Bank of England policy maker Jonathan Haskel said the central bank must guard against persistent inflation risks, an indication he may back further interest-rate increases.
Writing in the Scotsman newspaper, Haskel said further hikes in the BOE’s benchmark lending rate can’t be ruled out because prices are still rising faster than the 2% target.
“We are monitoring indicators of inflation momentum and persistence closely,” Haskel wrote in a column published Monday. “My own view is that it’s important we continue to lean against the risks of inflation momentum, and therefore that further increases in interest rates cannot be ruled out.”
The remarks firm up expectations of investors and economists that the BOE is likely to lift borrowing costs again this month and probably through the summer. The nine-member Monetary Policy Committee has raised its rate from near zero at the end of 2021 to 4.5%, and markets anticipate a peak around 5.5% later this year.
“Inflation remains much too high,” Haskel wrote. “On the MPC we remain committed to bringing it back to our 2% target, and that is what we will do. Our tool for doing this is interest rates.”
He also said rates wouldn’t affect the price of goods directly.
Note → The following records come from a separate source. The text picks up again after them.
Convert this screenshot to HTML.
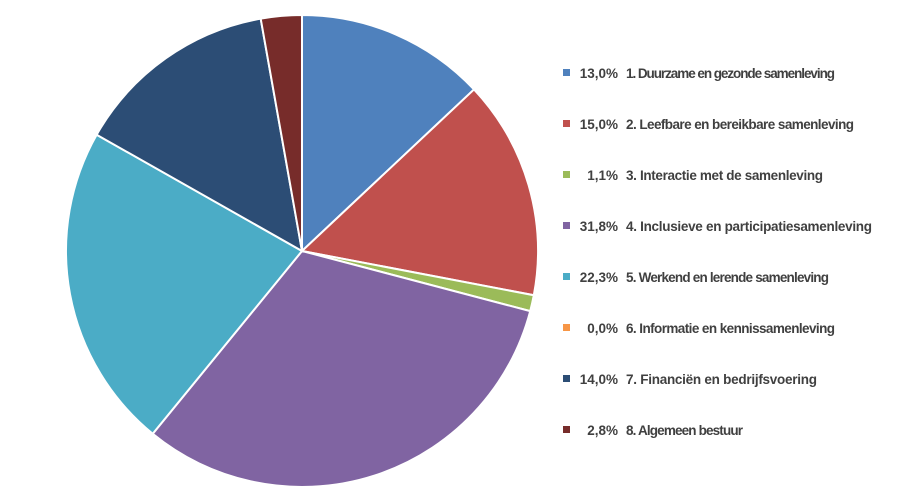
<!DOCTYPE html>
<html><head><meta charset="utf-8"><style>
body{margin:0;background:#fff;width:910px;height:497px;overflow:hidden;font-family:"Liberation Sans",Arial,sans-serif}
</style></head><body>
<svg id="chart" width="910" height="497" xmlns="http://www.w3.org/2000/svg">
<g id="slices"></g>
<g id="legend"></g>
</svg>
<script>
const categories=["1. Duurzame en gezonde samenleving","2. Leefbare en bereikbare samenleving","3. Interactie met de samenleving","4. Inclusieve en participatiesamenleving","5. Werkend en lerende samenleving","6. Informatie en kennissamenleving","7. Financiën en bedrijfsvoering","8. Algemeen bestuur"];
const values=[13.0,15.0,1.1,31.8,22.3,0.0,14.0,2.8];
const labels=["13,0%","15,0%","1,1%","31,8%","22,3%","0,0%","14,0%","2,8%"];
const colors=["#4f81bd","#c0504d","#9bbb59","#8064a2","#4bacc6","#f79646","#2c4d75","#772c2a"];
const NS="http://www.w3.org/2000/svg";
const cx=302,cy=251,r=236;
const total=values.reduce((a,b)=>a+b,0);
const sg=document.getElementById('slices');
let a=0;
values.forEach((v,i)=>{
  if(v<=0)return;
  const a0=a,a1=a+v/total*2*Math.PI;a=a1;
  const x0=cx+r*Math.sin(a0),y0=cy-r*Math.cos(a0),x1=cx+r*Math.sin(a1),y1=cy-r*Math.cos(a1);
  const p=document.createElementNS(NS,'path');
  p.setAttribute('d',`M${cx},${cy}L${x0},${y0}A${r},${r} 0 ${a1-a0>Math.PI?1:0} 1 ${x1},${y1}Z`);
  p.setAttribute('fill',colors[i]);p.setAttribute('stroke','#fff');p.setAttribute('stroke-width','2');
  
  
  sg.appendChild(p);
});
const lg=document.getElementById('legend');
categories.forEach((c,i)=>{
  const y=73+i*51;
  const g=document.createElementNS(NS,'g');
  
  
  const m=document.createElementNS(NS,'rect');
  m.setAttribute('x',563);m.setAttribute('y',y-4);m.setAttribute('width',7);m.setAttribute('height',7);m.setAttribute('fill',colors[i]);
  g.appendChild(m);
  const t1=document.createElementNS(NS,'text');
  t1.setAttribute('x',618);t1.setAttribute('y',y+5);t1.setAttribute('text-anchor','end');
  t1.setAttribute('font-size','13.5');t1.setAttribute('font-weight','bold');t1.setAttribute('fill','#404040');
  t1.textContent=labels[i];g.appendChild(t1);
  const t2=document.createElementNS(NS,'text');
  t2.setAttribute('x',626);t2.setAttribute('y',y+5);
  t2.setAttribute('font-size','13.5');t2.setAttribute('font-weight','bold');t2.setAttribute('fill','#404040');
  t2.setAttribute('textLength',Math.round(c.length*6.15));
  t2.textContent=c;g.appendChild(t2);
  lg.appendChild(g);
});
</script>
</body></html>
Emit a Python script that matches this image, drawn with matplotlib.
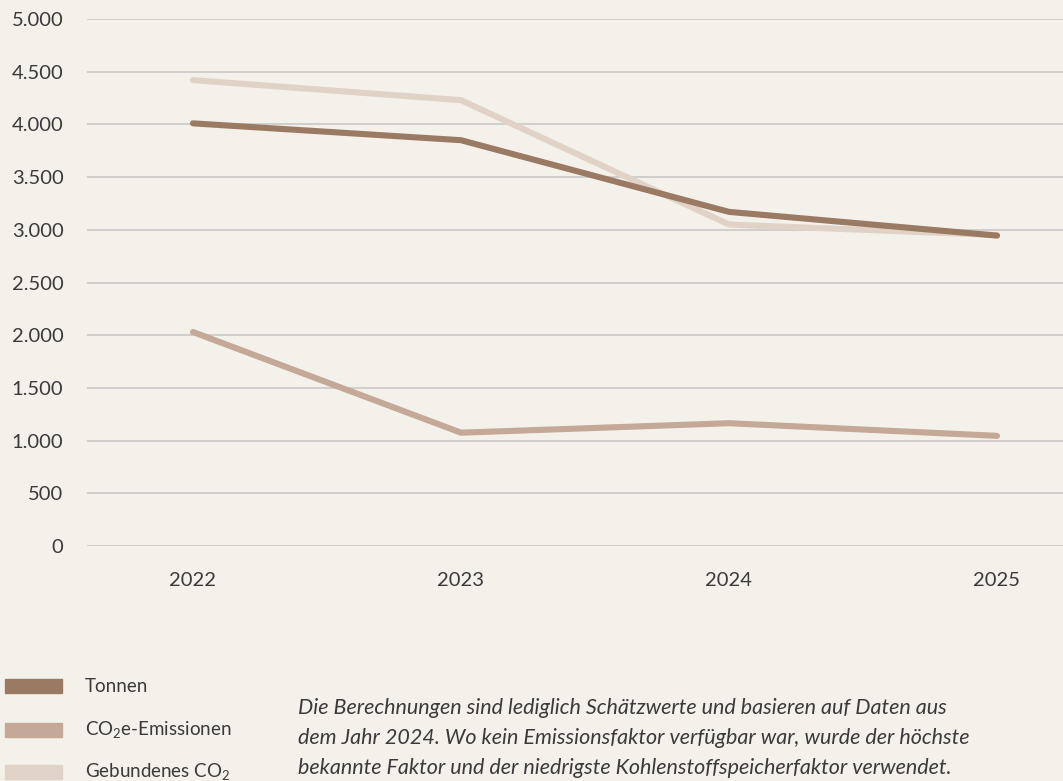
import matplotlib
matplotlib.use("Agg")
import matplotlib.pyplot as plt
from matplotlib import patches
from matplotlib.ticker import FuncFormatter

# Data
years = [2022, 2023, 2024, 2025]
tonnen = [4010, 3850, 3170, 2945]
co2e_emissionen = [2030, 1075, 1165, 1045]
gebundenes_co2 = [4420, 4230, 3050, 2950]
labels = ["Tonnen", "CO$_2$e-Emissionen", "Gebundenes CO$_2$"]
footnote = ("Die Berechnungen sind lediglich Schätzwerte und basieren auf Daten aus\n"
            "dem Jahr 2024. Wo kein Emissionsfaktor verfügbar war, wurde der höchste\n"
            "bekannte Faktor und der niedrigste Kohlenstoffspeicherfaktor verwendet.")

# Style
BG = "#F4F1EB"
C_TONNEN = "#9B7A64"
C_CO2E = "#C4A898"
C_GEB = "#E0D2C6"
GRID = "#C9C9C7"
TEXT = "#3A3A3A"
LW = 4.4

plt.rcParams["font.family"] = ["Lato", "DejaVu Sans"]
plt.rcParams["mathtext.fontset"] = "custom"
plt.rcParams["mathtext.rm"] = "Lato"
plt.rcParams["mathtext.it"] = "Lato:italic"
plt.rcParams["mathtext.bf"] = "Lato"

W, H = 1063, 781
fig = plt.figure(figsize=(W / 100, H / 100), dpi=100, facecolor=BG)
ax = fig.add_axes([87 / W, 1 - 546 / H, 1 - 87 / W, (546 - 19) / H])
ax.set_facecolor(BG)

slope = (997 - 193) / 3
ax.set_xlim(2022 - (193 - 87) / slope, 2025 + (1063 - 997) / slope)
ax.set_ylim(0, 5000)

ax.plot(years, gebundenes_co2, color=C_GEB, lw=LW, solid_capstyle="round",
        solid_joinstyle="round", zorder=3, clip_on=False)
ax.plot(years, co2e_emissionen, color=C_CO2E, lw=LW, solid_capstyle="round",
        solid_joinstyle="round", zorder=4, clip_on=False)
ax.plot(years, tonnen, color=C_TONNEN, lw=LW, solid_capstyle="round",
        solid_joinstyle="round", zorder=5, clip_on=False)

ax.set_yticks(range(0, 5001, 500))
ax.yaxis.set_major_formatter(FuncFormatter(lambda v, p: f"{int(v):,}".replace(",", ".")))
ax.set_xticks(years)
ax.grid(axis="y", color=GRID, lw=1.2)
ax.set_axisbelow(True)
for s in ax.spines.values():
    s.set_visible(False)
ax.tick_params(axis="y", length=0, pad=17, labelsize=14.5, labelcolor=TEXT)
ax.tick_params(axis="x", length=0, pad=19, labelsize=14.5, labelcolor=TEXT)

# Legend
legend_colors = [C_TONNEN, C_CO2E, C_GEB]
legend_y = [686, 730, 772]
for lab, col, y in zip(labels, legend_colors, legend_y):
    fig.patches.append(patches.Rectangle((5 / W, 1 - (y + 7) / H), 57 / W, 14 / H,
                                         transform=fig.transFigure, color=col))
    fig.text(85 / W, 1 - y / H, lab, fontsize=13.5, color=TEXT, va="center", ha="left")

fig.text(298 / W, 1 - 738 / H, footnote, fontsize=15.5, style="italic",
         color=TEXT, va="center", ha="left", linespacing=1.65)

fig.savefig("out.png", dpi=100, facecolor=BG)
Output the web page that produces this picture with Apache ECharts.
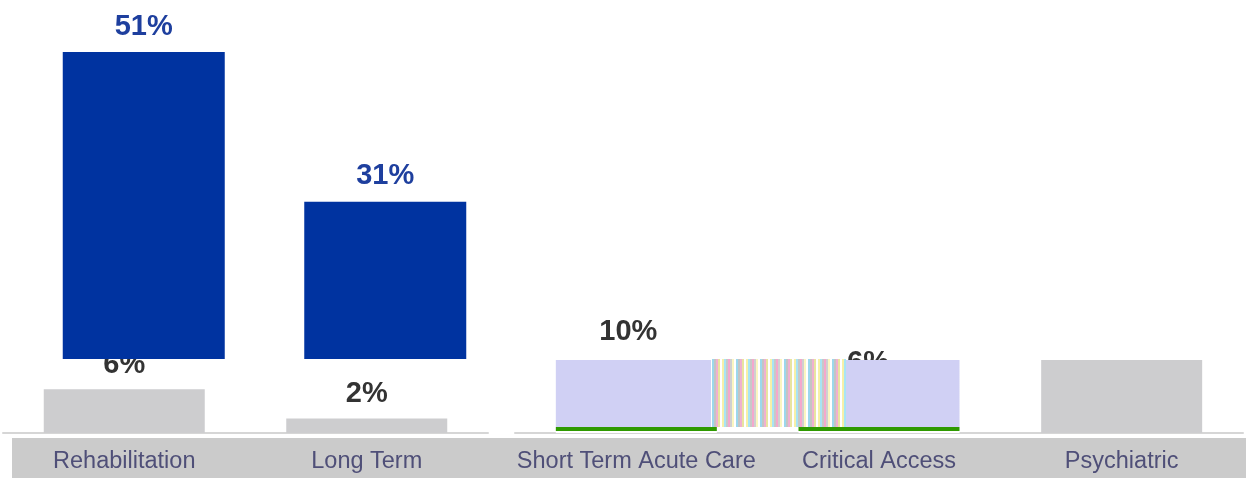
<!DOCTYPE html>
<html>
<head>
<meta charset="utf-8">
<script src="https://cdn.jsdelivr.net/npm/echarts@6/dist/echarts.min.js"></script>
<style>
  html, body { margin: 0; padding: 0; background: #fff; }
  #pic1 { width: 1246px; height: 478px; }
</style>
</head>
<body>
<div id="pic1"></div>
<script>
// chart data
var categories = ["Rehabilitation", "Long Term", "Short Term Acute Care", "Critical Access", "Psychiatric"];
var leadShare = [51, 31];             // blue bars, upper layer
var leadLabels = ["51%", "31%"];
var baseShare = [6, 2, 10, 10, 10];   // lower layer bars
var baseLabels = ["6%", "2%", "10%", "6%", ""];

var FONT = "'Liberation Sans', Arial, sans-serif";

// pastel stripes seen between the two lavender bars
function stripeCanvas() {
  var cols = ["#ffffff", "#f7f0a8", "#a8e4f4", "#c8c8c8", "#f4a8cc", "#d0d0d0",
              "#fbf6c0", "#ffffff", "#9cd8ec", "#c4c4c4", "#f0b0d0", "#e8e4a0"];
  var c = document.createElement("canvas");
  c.width = cols.length * 2;
  c.height = 4;
  var ctx = c.getContext("2d");
  cols.forEach(function (col, i) {
    ctx.fillStyle = col;
    ctx.fillRect(i * 2, 0, 2, 4);
  });
  return c;
}

var lavender = {
  type: "linear", x: 0, y: 0, x2: 0, y2: 1,
  colorStops: [
    { offset: 0, color: "#d0d0f4" },
    { offset: 0.918, color: "#d0d0f4" },
    { offset: 0.918, color: "#2f9a00" },
    { offset: 0.973, color: "#2f9a00" },
    { offset: 0.973, color: "#ffffff" },
    { offset: 1, color: "#ffffff" }
  ]
};

var numLabel = {
  show: true,
  position: "top",
  fontFamily: FONT,
  fontWeight: "bold",
  fontSize: 29,
  lineHeight: 29
};

var catLabel = {
  color: "#4f4f78", fontFamily: FONT, fontSize: 23.5, lineHeight: 23, margin: 17, interval: 0
};

var myChart = echarts.init(document.getElementById("pic1"));

var leftCats = categories.slice(0, 2);
var rightCats = categories.slice(2);

var option = {
  animation: false,
  backgroundColor: "#ffffff",
  graphic: [
    {
      type: "rect", z: -1, silent: true,
      shape: { x: 12, y: 438, width: 1234, height: 40 },
      style: { fill: "#cbcbcb" }
    },
    {
      type: "rect", z: 10, silent: true,
      shape: { x: 711, y: 359, width: 135, height: 68 },
      style: { fill: { image: stripeCanvas(), repeat: "repeat" } }
    }
  ],
  grid: [
    { left: 23, width: 483, top: 52, bottom: 119 },
    { left: 3, width: 485, top: 360, bottom: 45 },
    { left: 515, width: 728, top: 360, bottom: 45 }
  ],
  xAxis: [
    { gridIndex: 0, type: "category", data: leftCats, show: false },
    {
      gridIndex: 1, type: "category", data: leftCats,
      axisTick: { show: false },
      axisLine: { lineStyle: { color: "#d6d6d6", width: 2 } },
      axisLabel: catLabel
    },
    {
      gridIndex: 2, type: "category", data: rightCats,
      axisTick: { show: false },
      axisLine: { lineStyle: { color: "#d6d6d6", width: 2 } },
      axisLabel: catLabel
    }
  ],
  yAxis: [
    { gridIndex: 0, type: "value", min: 10, max: 51, show: false },
    { gridIndex: 1, type: "value", min: 0, max: 10, show: false },
    { gridIndex: 2, type: "value", min: 0, max: 10, show: false }
  ],
  series: [
    {
      type: "bar", name: "lead",
      xAxisIndex: 0, yAxisIndex: 0, z: 5,
      barWidth: 162,
      data: leadShare,
      itemStyle: { color: "#0033a0" },
      label: Object.assign({}, numLabel, {
        color: "#1e3f9e",
        distance: 11,
        formatter: function (p) { return leadLabels[p.dataIndex]; }
      })
    },
    {
      type: "bar", name: "base-left",
      xAxisIndex: 1, yAxisIndex: 1, z: 2,
      barWidth: 161,
      data: baseShare.slice(0, 2),
      itemStyle: { color: "#cdcdcf" },
      label: Object.assign({}, numLabel, {
        color: "#333333",
        distance: 10,
        formatter: function (p) { return baseLabels[p.dataIndex]; }
      })
    },
    {
      // label carrier under the right bars, so the bars can hide part of it
      type: "bar", name: "base-right-labels",
      xAxisIndex: 2, yAxisIndex: 2, z: 1,
      barWidth: 161, barGap: "-100%",
      data: baseShare.slice(2).map(function (v, i) {
        var item = { value: v };
        if (i === 0) item.label = { offset: [-8, 0] };
        if (i === 1) item.label = { offset: [-11, 31] };
        return item;
      }),
      itemStyle: { color: "rgba(0,0,0,0)" },
      label: Object.assign({}, numLabel, {
        color: "#333333",
        distance: 14,
        formatter: function (p) { return baseLabels[p.dataIndex + 2]; }
      })
    },
    {
      type: "bar", name: "base-right",
      xAxisIndex: 2, yAxisIndex: 2, z: 2,
      barWidth: 161, barGap: "-100%",
      data: baseShare.slice(2).map(function (v, i) {
        return { value: v, itemStyle: { color: i < 2 ? lavender : "#cdcdcf" } };
      })
    }
  ]
};

myChart.setOption(option);
</script>
</body>
</html>
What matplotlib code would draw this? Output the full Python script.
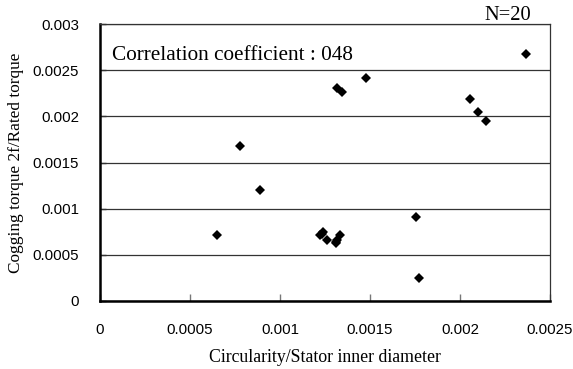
import matplotlib
matplotlib.use("Agg")
import matplotlib.pyplot as plt
from matplotlib.ticker import FixedLocator

circularity = [0.000648, 0.000776, 0.000891,
               0.001222, 0.001232, 0.001240, 0.001259, 0.001310, 0.001312, 0.001318, 0.001335,
               0.001315, 0.001343, 0.001476,
               0.001756, 0.001774,
               0.002057, 0.002100, 0.002143, 0.002369]
cogging = [0.000716, 0.001682, 0.001205,
           0.000712, 0.000728, 0.000745, 0.000655, 0.000622, 0.000640, 0.000660, 0.000718,
           0.002305, 0.002269, 0.002419,
           0.000913, 0.000242,
           0.002188, 0.002044, 0.001953, 0.002679]

x_ticks = [0, 0.0005, 0.001, 0.0015, 0.002, 0.0025]
x_tick_labels = ["0", "0.0005", "0.001", "0.0015", "0.002", "0.0025"]
y_ticks = [0, 0.0005, 0.001, 0.0015, 0.002, 0.0025, 0.003]
y_tick_labels = ["0", "0.0005", "0.001", "0.0015", "0.002", "0.0025", "0.003"]

serif = ["Liberation Serif", "DejaVu Serif"]
sans = ["Liberation Sans", "DejaVu Sans"]

fig = plt.figure(figsize=(5.73, 3.69), dpi=100)
ax = fig.add_axes([100/573, 1 - 300.7/369, 450/573, 276.4/369])

ax.set_xlim(0, 0.0025)
ax.set_ylim(0, 0.003)
ax.xaxis.set_major_locator(FixedLocator(x_ticks))
ax.yaxis.set_major_locator(FixedLocator(y_ticks))
ax.set_xticklabels(x_tick_labels, fontfamily=sans, fontsize=10.8)
ax.set_yticklabels(y_tick_labels, fontfamily=sans, fontsize=10.8)

ax.grid(axis="y", color="#333333", linewidth=0.9)
ax.set_axisbelow(True)

ax.tick_params(axis="x", direction="in", length=5, width=1, color="#777777", pad=16)
ax.tick_params(axis="y", direction="in", length=4, width=1, color="#333333", pad=15)

for s in ["left", "bottom"]:
    ax.spines[s].set_linewidth(1.8)
    ax.spines[s].set_color("black")
for s in ["top", "right"]:
    ax.spines[s].set_linewidth(0.9)
    ax.spines[s].set_color("#333333")

ax.plot(circularity, cogging, linestyle="none", marker="D", markersize=5.6,
        color="black", markeredgewidth=0)

ax.text(0.0000640, 0.00266, "Correlation coefficient : 048", fontfamily=serif,
        fontsize=15.3, va="center", ha="left")
fig.text(531/573, 1 - 15/369, "N=20", fontfamily=serif, fontsize=14.8,
         ha="right", va="center")

ax.set_xlabel("Circularity/Stator inner diameter", fontfamily=serif, fontsize=12.8, labelpad=9)
ax.set_ylabel("Cogging torque 2f/Rated torque", fontfamily=serif, fontsize=12.4, labelpad=6)

fig.savefig("out.png", dpi=100)
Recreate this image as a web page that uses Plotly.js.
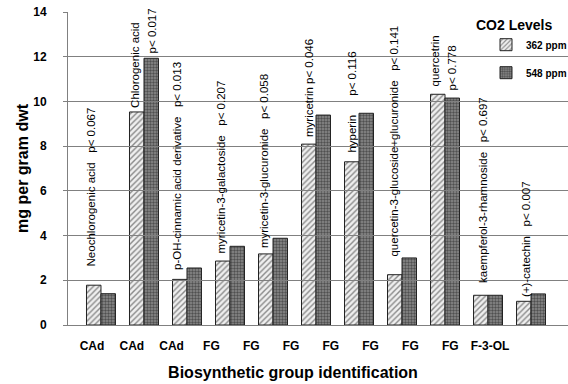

Instead they will “ensure the resulting inflation does not become embedded in the economy, and prices do not continue to increase at the rates we’ve seen recently.”
Lifting the key lending rate is likely to push up the cost of mortgages and business loans further, he said.
“We understand that will be difficult for some people,” Haskel added. “It’s an important consideration in our policy decisions.”